→ **PROBLEM REQUIREMENTS**
Give back the full listing verbatim, apart from its images.

→ **MATERIAL PROVIDED**
* * * * * * * * *
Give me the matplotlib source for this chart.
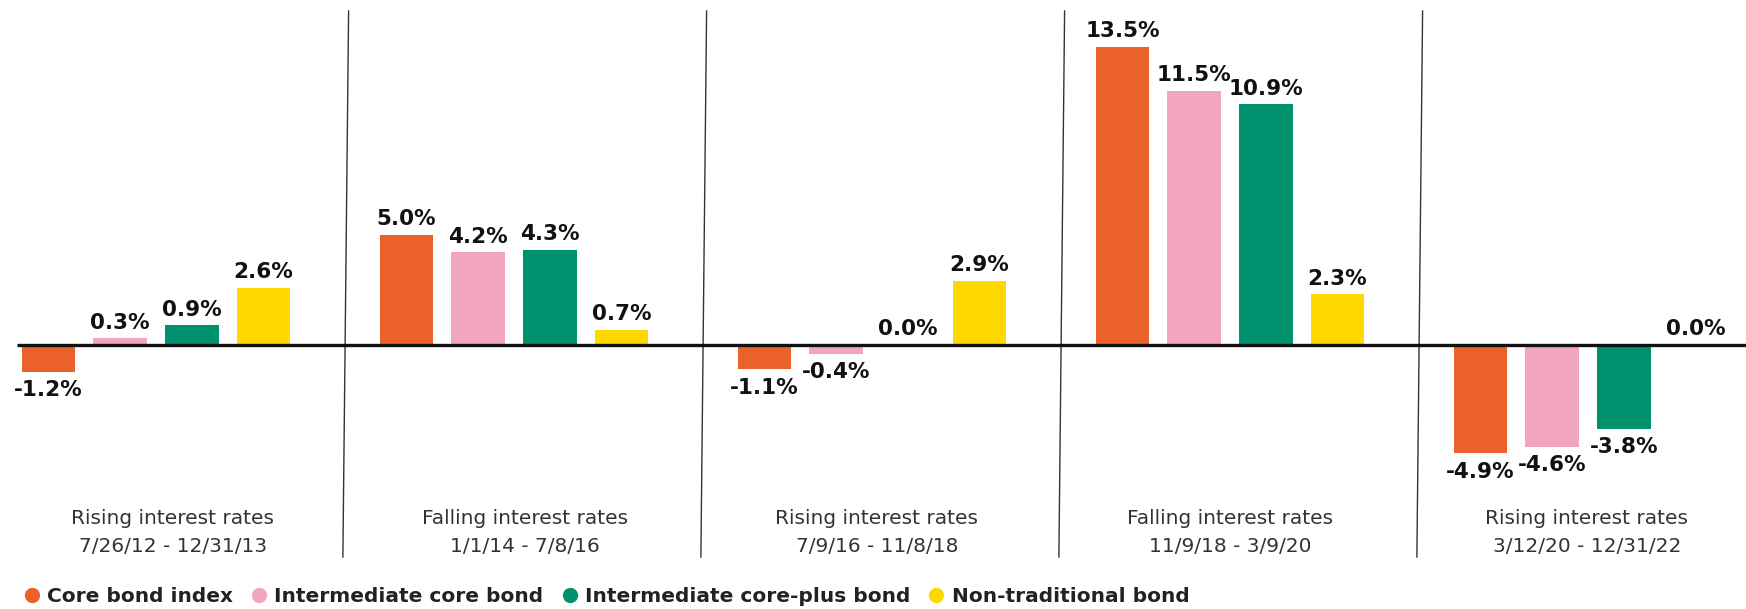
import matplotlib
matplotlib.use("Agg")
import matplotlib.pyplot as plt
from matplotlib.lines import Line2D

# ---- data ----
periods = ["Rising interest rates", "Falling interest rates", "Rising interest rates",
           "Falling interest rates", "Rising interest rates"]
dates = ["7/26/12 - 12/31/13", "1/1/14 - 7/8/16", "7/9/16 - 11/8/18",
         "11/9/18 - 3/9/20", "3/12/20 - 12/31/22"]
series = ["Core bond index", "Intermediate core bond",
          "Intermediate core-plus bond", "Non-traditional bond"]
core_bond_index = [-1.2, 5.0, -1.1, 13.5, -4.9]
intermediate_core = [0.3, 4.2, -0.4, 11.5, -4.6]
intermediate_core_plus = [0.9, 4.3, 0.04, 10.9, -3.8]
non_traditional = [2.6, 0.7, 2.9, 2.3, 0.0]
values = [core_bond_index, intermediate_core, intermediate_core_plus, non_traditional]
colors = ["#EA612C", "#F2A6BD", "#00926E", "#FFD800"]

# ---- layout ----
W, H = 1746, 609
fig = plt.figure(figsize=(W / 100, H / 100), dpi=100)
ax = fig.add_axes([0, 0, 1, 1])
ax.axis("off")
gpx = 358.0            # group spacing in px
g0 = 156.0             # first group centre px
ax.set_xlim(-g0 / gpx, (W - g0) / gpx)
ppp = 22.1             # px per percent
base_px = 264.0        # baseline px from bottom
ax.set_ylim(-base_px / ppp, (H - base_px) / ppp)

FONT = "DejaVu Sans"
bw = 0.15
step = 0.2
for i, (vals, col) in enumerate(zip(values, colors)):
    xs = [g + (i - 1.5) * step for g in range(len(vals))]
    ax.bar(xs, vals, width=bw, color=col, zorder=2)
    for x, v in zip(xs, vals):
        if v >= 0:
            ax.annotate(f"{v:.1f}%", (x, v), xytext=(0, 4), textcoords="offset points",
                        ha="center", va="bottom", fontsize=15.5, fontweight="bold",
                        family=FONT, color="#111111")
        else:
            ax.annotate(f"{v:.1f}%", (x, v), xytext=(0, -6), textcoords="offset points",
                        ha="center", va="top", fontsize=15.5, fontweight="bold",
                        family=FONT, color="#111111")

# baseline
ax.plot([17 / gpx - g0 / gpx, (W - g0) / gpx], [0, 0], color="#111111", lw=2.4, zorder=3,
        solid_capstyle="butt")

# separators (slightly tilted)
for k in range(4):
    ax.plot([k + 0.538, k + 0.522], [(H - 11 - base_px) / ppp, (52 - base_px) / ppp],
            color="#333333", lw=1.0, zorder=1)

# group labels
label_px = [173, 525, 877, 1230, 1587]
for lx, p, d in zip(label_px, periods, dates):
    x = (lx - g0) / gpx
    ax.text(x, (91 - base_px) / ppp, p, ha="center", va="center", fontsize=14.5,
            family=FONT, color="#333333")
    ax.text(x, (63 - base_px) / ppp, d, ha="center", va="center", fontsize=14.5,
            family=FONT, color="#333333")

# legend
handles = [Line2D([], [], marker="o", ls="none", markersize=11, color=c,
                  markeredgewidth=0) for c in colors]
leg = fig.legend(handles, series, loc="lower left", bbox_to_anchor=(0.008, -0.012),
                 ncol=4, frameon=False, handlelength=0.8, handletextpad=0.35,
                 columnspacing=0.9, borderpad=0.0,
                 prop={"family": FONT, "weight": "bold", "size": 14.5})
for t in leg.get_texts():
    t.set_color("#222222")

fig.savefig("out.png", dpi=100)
* * * * * * * * *
→ **TASK RESULT**
Give me the matplotlib source for this chart.
import matplotlib
matplotlib.use("Agg")
import matplotlib.pyplot as plt
from matplotlib.lines import Line2D

# ---- data ----
periods = ["Rising interest rates", "Falling interest rates", "Rising interest rates",
           "Falling interest rates", "Rising interest rates"]
dates = ["7/26/12 - 12/31/13", "1/1/14 - 7/8/16", "7/9/16 - 11/8/18",
         "11/9/18 - 3/9/20", "3/12/20 - 12/31/22"]
series = ["Core bond index", "Intermediate core bond",
          "Intermediate core-plus bond", "Non-traditional bond"]
core_bond_index = [-1.2, 5.0, -1.1, 13.5, -4.9]
intermediate_core = [0.3, 4.2, -0.4, 11.5, -4.6]
intermediate_core_plus = [0.9, 4.3, 0.04, 10.9, -3.8]
non_traditional = [2.6, 0.7, 2.9, 2.3, 0.0]
values = [core_bond_index, intermediate_core, intermediate_core_plus, non_traditional]
colors = ["#EA612C", "#F2A6BD", "#00926E", "#FFD800"]

# ---- layout ----
W, H = 1746, 609
fig = plt.figure(figsize=(W / 100, H / 100), dpi=100)
ax = fig.add_axes([0, 0, 1, 1])
ax.axis("off")
gpx = 358.0            # group spacing in px
g0 = 156.0             # first group centre px
ax.set_xlim(-g0 / gpx, (W - g0) / gpx)
ppp = 22.1             # px per percent
base_px = 264.0        # baseline px from bottom
ax.set_ylim(-base_px / ppp, (H - base_px) / ppp)

FONT = "DejaVu Sans"
bw = 0.15
step = 0.2
for i, (vals, col) in enumerate(zip(values, colors)):
    xs = [g + (i - 1.5) * step for g in range(len(vals))]
    ax.bar(xs, vals, width=bw, color=col, zorder=2)
    for x, v in zip(xs, vals):
        if v >= 0:
            ax.annotate(f"{v:.1f}%", (x, v), xytext=(0, 4), textcoords="offset points",
                        ha="center", va="bottom", fontsize=15.5, fontweight="bold",
                        family=FONT, color="#111111")
        else:
            ax.annotate(f"{v:.1f}%", (x, v), xytext=(0, -6), textcoords="offset points",
                        ha="center", va="top", fontsize=15.5, fontweight="bold",
                        family=FONT, color="#111111")

# baseline
ax.plot([17 / gpx - g0 / gpx, (W - g0) / gpx], [0, 0], color="#111111", lw=2.4, zorder=3,
        solid_capstyle="butt")

# separators (slightly tilted)
for k in range(4):
    ax.plot([k + 0.538, k + 0.522], [(H - 11 - base_px) / ppp, (52 - base_px) / ppp],
            color="#333333", lw=1.0, zorder=1)

# group labels
label_px = [173, 525, 877, 1230, 1587]
for lx, p, d in zip(label_px, periods, dates):
    x = (lx - g0) / gpx
    ax.text(x, (91 - base_px) / ppp, p, ha="center", va="center", fontsize=14.5,
            family=FONT, color="#333333")
    ax.text(x, (63 - base_px) / ppp, d, ha="center", va="center", fontsize=14.5,
            family=FONT, color="#333333")

# legend
handles = [Line2D([], [], marker="o", ls="none", markersize=11, color=c,
                  markeredgewidth=0) for c in colors]
leg = fig.legend(handles, series, loc="lower left", bbox_to_anchor=(0.008, -0.012),
                 ncol=4, frameon=False, handlelength=0.8, handletextpad=0.35,
                 columnspacing=0.9, borderpad=0.0,
                 prop={"family": FONT, "weight": "bold", "size": 14.5})
for t in leg.get_texts():
    t.set_color("#222222")

fig.savefig("out.png", dpi=100)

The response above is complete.